• **SUPPLIED INFORMATION**:
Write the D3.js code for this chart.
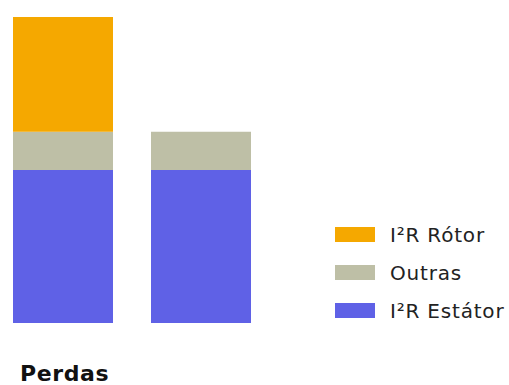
<!DOCTYPE html>
<html><head><meta charset="utf-8">
<script src="https://cdn.jsdelivr.net/npm/d3@7"></script>
<style>html,body{margin:0;padding:0;background:#fff;}svg{display:block;}</style>
</head><body>
<svg id="c" width="509" height="385"></svg>
<script>
const categories = ["Motor A", "Motor B"];
const seriesNames = ["I²R Estátor", "Outras", "I²R Rótor"];
const estator = [40, 40];
const outras = [10, 10];
const rotor = [30, 0];
const colors = ["#5F61E6", "#BEBFA6", "#F5A800"];
const axisTitle = "Perdas";

const svg = d3.select("#c");
const data = categories.map((c, i) => ({cat: c, "I²R Estátor": estator[i], "Outras": outras[i], "I²R Rótor": rotor[i]}));
const stack = d3.stack().keys(seriesNames)(data);

const x = d3.scaleBand().domain(categories).range([13, 251]).paddingInner(38/138).paddingOuter(0);
const y = d3.scaleLinear().domain([0, 80]).range([323, 17]);
const color = d3.scaleOrdinal().domain(seriesNames).range(colors);

svg.append("g").selectAll("g").data(stack).join("g")
  .attr("fill", d => color(d.key))
  .selectAll("rect").data(d => d).join("rect")
  .attr("x", d => x(d.data.cat))
  .attr("width", x.bandwidth())
  .attr("y", d => y(d[1]))
  .attr("height", d => y(d[0]) - y(d[1]));

svg.append("text").attr("x", 20).attr("y", 381)
  .attr("font-family", "DejaVu Sans").attr("font-weight", "bold").attr("font-size", 22)
  .attr("letter-spacing", 0.6)
  .attr("fill", "#111").text(axisTitle);

const legendOrder = ["I²R Rótor", "Outras", "I²R Estátor"];
const lg = svg.append("g");
legendOrder.forEach((k, i) => {
  const cy = 234.5 + i * 38;
  lg.append("rect").attr("x", 335).attr("y", cy - 7.5).attr("width", 40).attr("height", 15).attr("fill", color(k));
  lg.append("text").attr("x", 390).attr("y", cy + 7.5)
    .attr("font-family", "DejaVu Sans").attr("font-size", 20).attr("letter-spacing", 0.8)
    .attr("fill", "#222").text(k);
});
</script>
</body></html>
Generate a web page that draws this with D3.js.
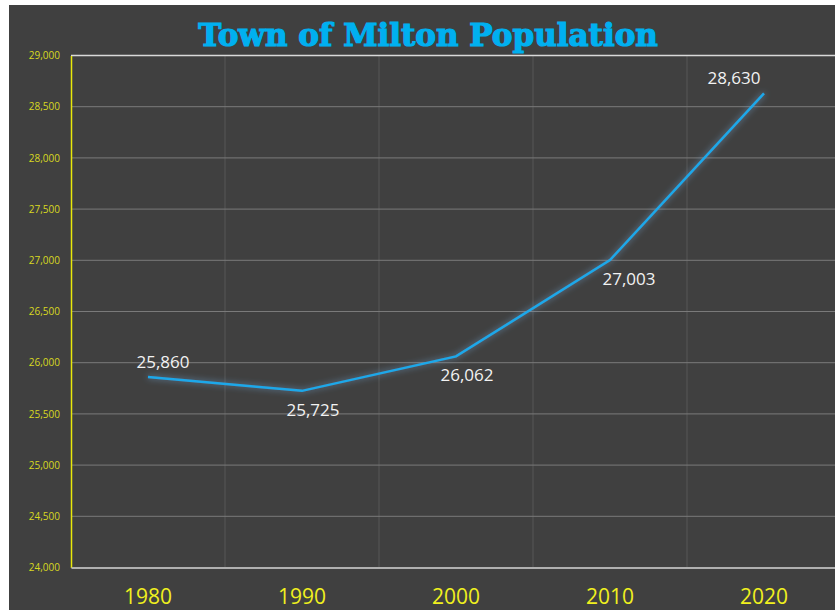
<!DOCTYPE html>
<html>
<head>
<meta charset="utf-8">
<script src="https://cdnjs.cloudflare.com/ajax/libs/d3/7.8.5/d3.min.js"></script>
<style>
  body { margin: 0; background: #fff; overflow: hidden; }
</style>
</head>
<body>
<div id="chart"></div>
<script>
// data
var years = ["1980", "1990", "2000", "2010", "2020"];
var population = [25860, 25725, 26062, 27003, 28630];
var yTicks = [24000, 24500, 25000, 25500, 26000, 26500, 27000, 27500, 28000, 28500, 29000];
// where each data label sits relative to its point
var labelSide = ["above", "below", "below", "below", "above"];
var labelShift = [15, 11, 11, 19, -30];

var W = 835, H = 610;
var margin = {top: 55.5, left: 71, bottom: 42.5};
var plotW = 770, plotH = H - margin.top - margin.bottom;

var svg = d3.select("#chart").append("svg")
  .attr("width", W).attr("height", H);

// chart background
svg.append("rect")
  .attr("x", 9).attr("y", 5)
  .attr("width", W - 9).attr("height", H - 5)
  .attr("fill", "#404040");

var defs = svg.append("defs");
var glow = defs.append("filter").attr("id", "glow")
  .attr("x", "-10%").attr("y", "-10%").attr("width", "120%").attr("height", "120%");
glow.append("feGaussianBlur").attr("in", "SourceGraphic").attr("stdDeviation", 3).attr("result", "blur");
glow.append("feColorMatrix").attr("in", "blur").attr("type", "matrix")
  .attr("values", "0 0 0 0 0.15  0 0 0 0 0.35  0 0 0 0 0.6  0 0 0 0.8 0").attr("result", "shade");
var merge = glow.append("feMerge");
merge.append("feMergeNode").attr("in", "shade");
merge.append("feMergeNode").attr("in", "SourceGraphic");

var g = svg.append("g")
  .attr("transform", "translate(" + margin.left + "," + margin.top + ")");

var x = d3.scaleBand().domain(years).range([0, plotW]);
var y = d3.scaleLinear().domain([24000, 29000]).range([plotH, 0]);

// vertical gridlines at band edges
g.selectAll(".vgrid")
  .data(years.slice(1))
  .enter().append("line")
  .attr("x1", function(d) { return x(d); })
  .attr("x2", function(d) { return x(d); })
  .attr("y1", 0).attr("y2", plotH)
  .attr("stroke", "#565656").attr("stroke-width", 1);

// horizontal gridlines
g.selectAll(".hgrid")
  .data(yTicks.slice(1, -1))
  .enter().append("line")
  .attr("x1", 0).attr("x2", plotW)
  .attr("y1", function(d) { return y(d); })
  .attr("y2", function(d) { return y(d); })
  .attr("stroke", "#7a7a7a").attr("stroke-width", 1);

// top border
g.append("line")
  .attr("x1", 0).attr("x2", plotW).attr("y1", 0).attr("y2", 0)
  .attr("stroke", "#d9d9d9").attr("stroke-width", 1.5);

// y axis
var yAxis = g.append("g")
  .call(d3.axisLeft(y).tickValues(yTicks).tickSize(0).tickPadding(11).tickFormat(d3.format(",")));
yAxis.select(".domain").attr("stroke", "#e8e80a").attr("stroke-width", 1.5);
yAxis.selectAll("text")
  .attr("fill", "#d8d820")
  .style("font-family", "'Open Sans', sans-serif")
  .style("font-size", "10px");

// x axis
var xAxis = g.append("g")
  .attr("transform", "translate(0," + plotH + ")")
  .call(d3.axisBottom(x).tickSize(0).tickPadding(22));
xAxis.select(".domain").attr("stroke", "#b0b0b0").attr("stroke-width", 2);
xAxis.selectAll("text")
  .attr("fill", "#f0f01e")
  .style("font-family", "'Open Sans', sans-serif")
  .style("font-size", "21px");

// line
var line = d3.line()
  .x(function(d, i) { return x(years[i]) + x.bandwidth() / 2; })
  .y(function(d) { return y(d); });

g.append("path")
  .datum(population)
  .attr("d", line)
  .attr("fill", "none")
  .attr("stroke", "#1aa8ea")
  .attr("stroke-width", 2.5)
  .attr("filter", "url(#glow)");

// data labels
g.selectAll(".lbl")
  .data(population)
  .enter().append("text")
  .attr("x", function(d, i) { return x(years[i]) + x.bandwidth() / 2 + labelShift[i]; })
  .attr("y", function(d, i) { return y(d) + (labelSide[i] == "above" ? -9 : 25); })
  .attr("text-anchor", "middle")
  .attr("fill", "#f2f2f2")
  .style("font-family", "'Open Sans', sans-serif")
  .style("font-size", "17px")
  .text(function(d) { return d3.format(",")(d); });

// title
svg.append("text")
  .attr("x", 428).attr("y", 46)
  .attr("text-anchor", "middle")
  .attr("fill", "#00b0f0")
  .attr("stroke", "#00b0f0")
  .attr("stroke-width", 1.2)
  .style("font-family", "'DejaVu Serif', serif")
  .style("font-weight", "bold")
  .style("font-size", "31px")
  .text("Town of Milton Population");
</script>
</body>
</html>
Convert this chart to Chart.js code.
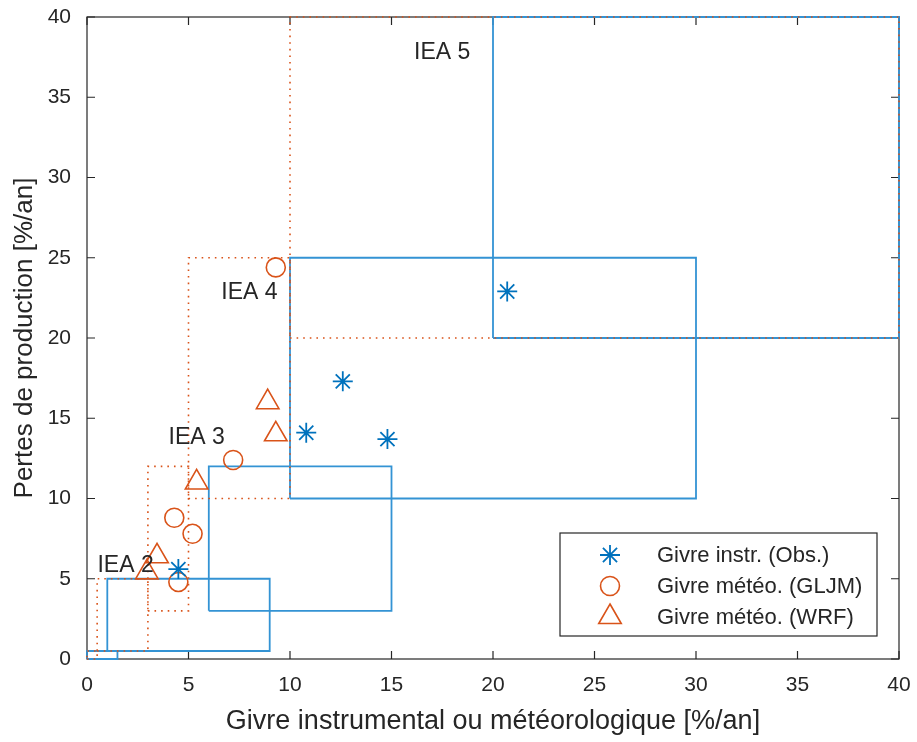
<!DOCTYPE html>
<html>
<head>
<meta charset="utf-8">
<script src="https://cdn.jsdelivr.net/npm/chart.js@4"></script>
<style>
  html, body { margin: 0; padding: 0; background: #fff; }
  #wrap { width: 917px; height: 742px; }
</style>
</head>
<body>
<div id="wrap"><canvas id="myChart" width="917" height="742"></canvas></div>
<script>
// observed points
const obsX = [4.5, 10.8, 12.6, 14.8, 20.7];
const obsY = [5.6, 14.1, 17.3, 13.7, 22.9];
const gljmX = [4.5, 4.3, 5.2, 7.2, 9.3];
const gljmY = [4.8, 8.8, 7.8, 12.4, 24.4];
const wrfX = [2.95, 3.45, 5.4, 8.9, 9.3];
const wrfY = [5.4, 6.4, 11.0, 16.0, 14.0];

// IEA ice classes 1..5
const ieaInstrX = [[0, 1.5], [1, 9], [6, 15], [10, 30], [20, 40]];
const ieaMetX = [[0, 0.5], [0.5, 3], [3, 5], [5, 10], [10, 40]];
const ieaLossY = [[0, 0.5], [0.5, 5], [3, 12], [10, 25], [20, 40]];

// class labels
const labelText = ['IEA 2', 'IEA 3', 'IEA 4', 'IEA 5'];
const labelX = [1.9, 5.4, 8.0, 17.5];
const labelY = [5.8, 13.8, 22.8, 37.8];

const xTicks = [0, 5, 10, 15, 20, 25, 30, 35, 40];
const yTicks = [0, 5, 10, 15, 20, 25, 30, 35, 40];

const FONT = 'Liberation Sans, Arial, Helvetica, sans-serif';
const BLUE = '#0072BD';
const ORANGE = '#D95319';
const AXIS = '#262626';

function toPoints(xs, ys) {
    return xs.map((x, i) => ({ x: x, y: ys[i] }));
}

function rectPoints(xr, yr) {
    return [
        { x: xr[0], y: yr[0] }, { x: xr[1], y: yr[0] },
        { x: xr[1], y: yr[1] }, { x: xr[0], y: yr[1] },
        { x: xr[0], y: yr[0] }
    ];
}

// first dataset is drawn on top
const datasets = [
    {
        label: 'Givre instr. (Obs.)',
        data: toPoints(obsX, obsY),
        pointStyle: 'star', pointRadius: 10,
        borderColor: BLUE, backgroundColor: BLUE, borderWidth: 1.8,
        showLine: false
    },
    {
        label: 'Givre météo. (GLJM)',
        data: toPoints(gljmX, gljmY),
        pointStyle: 'circle', pointRadius: 9.5,
        borderColor: ORANGE, backgroundColor: 'rgba(0,0,0,0)', borderWidth: 1.6,
        showLine: false
    },
    {
        label: 'Givre météo. (WRF)',
        data: toPoints(wrfX, wrfY),
        pointStyle: 'triangle', pointRadius: 13,
        borderColor: ORANGE, backgroundColor: 'rgba(0,0,0,0)', borderWidth: 1.6,
        showLine: false
    }
];

// meteorological class boxes (dotted), then instrumental class boxes (solid) below them
ieaMetX.forEach((xr, i) => {
    datasets.push({
        label: 'rect',
        data: rectPoints(xr, ieaLossY[i]),
        showLine: true, pointRadius: 0, borderColor: ORANGE, borderWidth: 1.6,
        borderDash: [1.6, 5], fill: false, clip: 4, tension: 0
    });
});
ieaInstrX.forEach((xr, i) => {
    datasets.push({
        label: 'rect',
        data: rectPoints(xr, ieaLossY[i]),
        showLine: true, pointRadius: 0, borderColor: '#3393d4', borderWidth: 1.8,
        fill: false, clip: 4, tension: 0
    });
});

// box frame with inward ticks (matlab style)
const framePlugin = {
    id: 'frame',
    beforeDatasetsDraw(chart) {
        const { ctx, chartArea: a, scales } = chart;
        ctx.save();
        ctx.strokeStyle = AXIS;
        ctx.lineWidth = 1.2;
        ctx.strokeRect(a.left, a.top, a.right - a.left, a.bottom - a.top);
        const len = 8;
        ctx.beginPath();
        xTicks.forEach(v => {
            const px = scales.x.getPixelForValue(v);
            ctx.moveTo(px, a.bottom); ctx.lineTo(px, a.bottom - len);
            ctx.moveTo(px, a.top); ctx.lineTo(px, a.top + len);
        });
        yTicks.forEach(v => {
            const py = scales.y.getPixelForValue(v);
            ctx.moveTo(a.left, py); ctx.lineTo(a.left + len, py);
            ctx.moveTo(a.right, py); ctx.lineTo(a.right - len, py);
        });
        ctx.stroke();
        ctx.restore();
    },
    afterDatasetsDraw(chart) {
        const { ctx, scales } = chart;
        ctx.save();
        // class labels
        ctx.fillStyle = AXIS;
        ctx.font = '23px ' + FONT;
        ctx.textAlign = 'center';
        ctx.textBaseline = 'middle';
        labelText.forEach((t, i) => {
            ctx.fillText(t, scales.x.getPixelForValue(labelX[i]), scales.y.getPixelForValue(labelY[i]));
        });

        // legend box
        const lx = 560, ly = 533, lw = 317, lh = 103;
        ctx.fillStyle = '#fff';
        ctx.fillRect(lx, ly, lw, lh);
        ctx.strokeStyle = AXIS;
        ctx.lineWidth = 1.2;
        ctx.strokeRect(lx, ly, lw, lh);
        ctx.textAlign = 'left';
        ctx.font = '22px ' + FONT;
        [0, 1, 2].forEach(i => {
            const ds = chart.data.datasets[i];
            const y = ly + 22 + i * 31;
            ctx.strokeStyle = ds.borderColor;
            ctx.fillStyle = ds.backgroundColor;
            ctx.lineWidth = ds.borderWidth;
            Chart.helpers.drawPoint(ctx, {
                pointStyle: ds.pointStyle, radius: ds.pointRadius, rotation: 0, borderWidth: ds.borderWidth
            }, lx + 50, y);
            ctx.fillStyle = AXIS;
            ctx.fillText(ds.label, lx + 97, y + 1);
        });
        ctx.restore();
    }
};

const ctx = document.getElementById('myChart');

new Chart(ctx, {
    type: 'scatter',
    data: { datasets: datasets },
    options: {
        responsive: false,
        animation: false,
        layout: { padding: { left: 0, right: 18, top: 17, bottom: 0 } },
        plugins: {
            legend: { display: false },
            tooltip: { enabled: false }
        },
        scales: {
            x: {
                type: 'linear', min: 0, max: 40,
                afterFit: s => { s.height = 83; s.paddingLeft = 0; s.paddingRight = 0; },
                afterBuildTicks: s => { s.ticks = xTicks.map(v => ({ value: v })); },
                grid: { display: false, drawTicks: false },
                border: { display: false },
                ticks: { color: AXIS, font: { family: FONT, size: 21 }, padding: 14, maxRotation: 0 },
                title: {
                    display: true, text: 'Givre instrumental ou météorologique [%/an]',
                    color: AXIS, font: { family: FONT, size: 27 }, padding: { top: 4, bottom: 4 }
                }
            },
            y: {
                type: 'linear', min: 0, max: 40,
                afterFit: s => { s.width = 87; s.paddingTop = 0; s.paddingBottom = 0; },
                afterBuildTicks: s => { s.ticks = yTicks.map(v => ({ value: v })); },
                grid: { display: false, drawTicks: false },
                border: { display: false },
                ticks: { color: AXIS, font: { family: FONT, size: 21 }, padding: 16 },
                title: {
                    display: true, text: 'Pertes de production [%/an]',
                    color: AXIS, font: { family: FONT, size: 26 }, padding: { top: 9, bottom: 4 }
                }
            }
        }
    },
    plugins: [framePlugin]
});
</script>
</body>
</html>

• **WHAT YOU SHOULD DO**: Among the lines above, how many contain the string "this"? State the number alone.

• **TASK SOLUTION**: 3